Since I can’t afford to eat at Red Lobster every day, I started the quest to make the perfect clone of their biscuits. It’s taken me several years to figure out how to make these, not that we’ve minded experimenting too much. Tonight, I think I finally got it just right. The basic dough is a combination of the ‘Popeye’s Biscuits’ recipe from the book “Cajun Cookin’ Too” by Maw Maw Judice, and the master biscuit mix recipe from the “More-with-Less” cookbook by Doris Janzen Longacre. You might be able to pick up a copy of Maw Maw’s book by ordering it from Larry’s French Market. If you enjoy Cajun food, you’ll love her cookbook. I added the additional ingredients after experimenting and looking at the countless clone recipes out here on the internet.
First, you need to have biscuit mix. You can use Jiffy mix or Bisquick, but since our family has had to work around dairy and soy allergies, I got used to making my own homemade biscuit mix.
Here is the recipe I used for the biscuit mix. It makes 4 pounds–more than enough for the biscuits and enough left over to make a bunch of pancakes and biscuits another time. You’ll need a very large bowl or a larger stand mixer for this.

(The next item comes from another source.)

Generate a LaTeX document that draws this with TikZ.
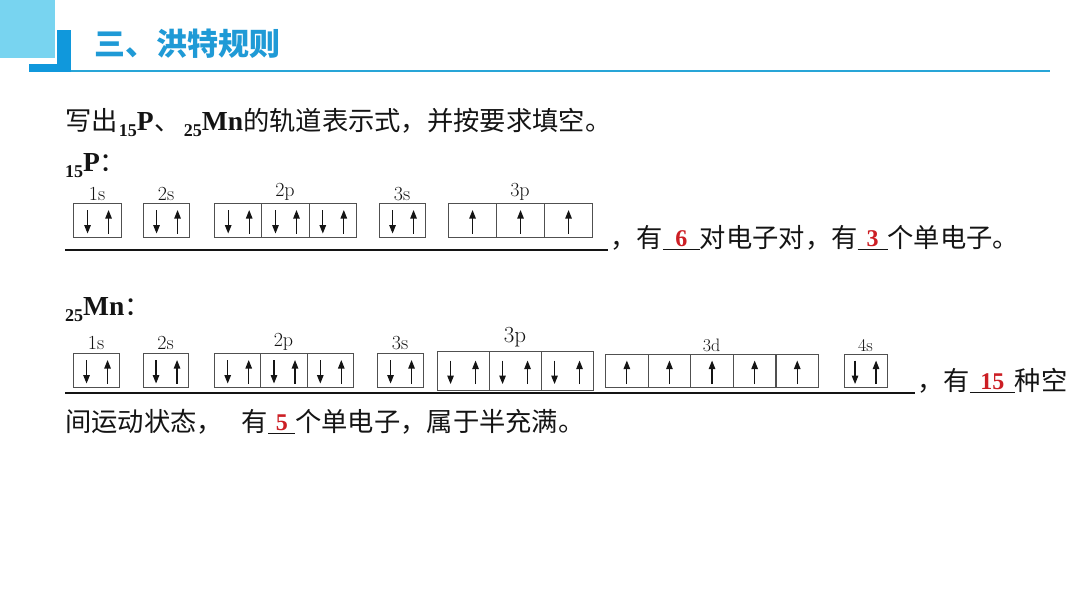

If you have a regular sized stand mixer, you may need to cut the recipe in half to fit the bowl.
Sift together the following:
- 10 c. flour
- 6 T. baking powder
- 1 1/2 T. salt
- 1 1/2 t. cream of tartar
- 1/4 c. sugar
Once sifted, cut shortening into the flour mix until it’s the consistency of corn meal:
- 2 c. shortening
I let the stand mixer do the work. If you want it more milk-flavored, add in 2 c. dry milk powder, but it’s not required. I didn’t include it, and I think the biscuits came out more tender without it. The mix can be stored in an air-tight container at room temperature.
Maw Maw Judice’s Popeye’s Biscuit recipe is very tender, just like the ones in the namesake restaurant. When I realized those biscuits had the same buttery flavor and melt-in-your-mouth texture, I knew I’d found my base. From there, it was a matter of adjusting seasonings. Cheddar Bay biscuits have a combo of several things: Cheddar cheese, Old Bay seasoning, and lots and lots of garlicky-tasting butter on top. If you don’t have Old Bay seasoning, you can order it from the Old Bay company here, or you can make a version of your own. There are many copycat recipes on the net.
Here’s the recipe for Jae’s Cheddar Bay Biscuits.
- 4 c. biscuit mix
- 3/4 c. club soda (I buy a six pack of the tiny bottles since a big bottle would go to waste–no one wants to drink it!)
- 8 oz. sour cream (1 c.). Don’t go low-fat here unless you absolutely, positively have to. You need the appropriate fat to keep the biscuits tender.
- 1 stick (1/2 c.) butter, divided and melted.
- 1 c. shredded cheddar cheese (you can add more if you like)
- 3/4 t. Old Bay seasoning
- 1/2 t. garlic powder
- 2 t. chopped chives or parsley flakes (I like the bit of onion flavor so I use snipped fresh chives. My chive plant needed a haircut tonight anyway)
- Garlic salt to sprinkle on top
- Chopped chives or parsley flakes to sprinkle on top
Preheat oven to 450 degrees.
Melt the butter, and pour half of it onto a cookie sheet. Spread it around with a brush.
In a large bowl, mix together the biscuit mix, Old Bay seasoning, garlic powder, chives or parsley, and cheese. Add the club soda and sour cream, and mix just until blended. Don’t overmix!
Drop large spoonfuls onto the prepared cookie sheet. Bake 13-15 minutes, or until just brown on top. I only baked mine 13 minutes. When finished baking, brush the tops with the rest of the melted butter, and sprinkle with some more chopped chives or parsley flakes. Lightly sprinkle garlic salt on top–don’t overdo it or they’ll taste too salty. If you only have garlic powder, sprinkle that on top but then sprinkle on a bit of table salt as well. Garlic powder won’t cut it alone–it needs that bit of salt to give it the correct flavor.
Enjoy! I won’t tell you not to eat too many when I can’t follow that advice myself!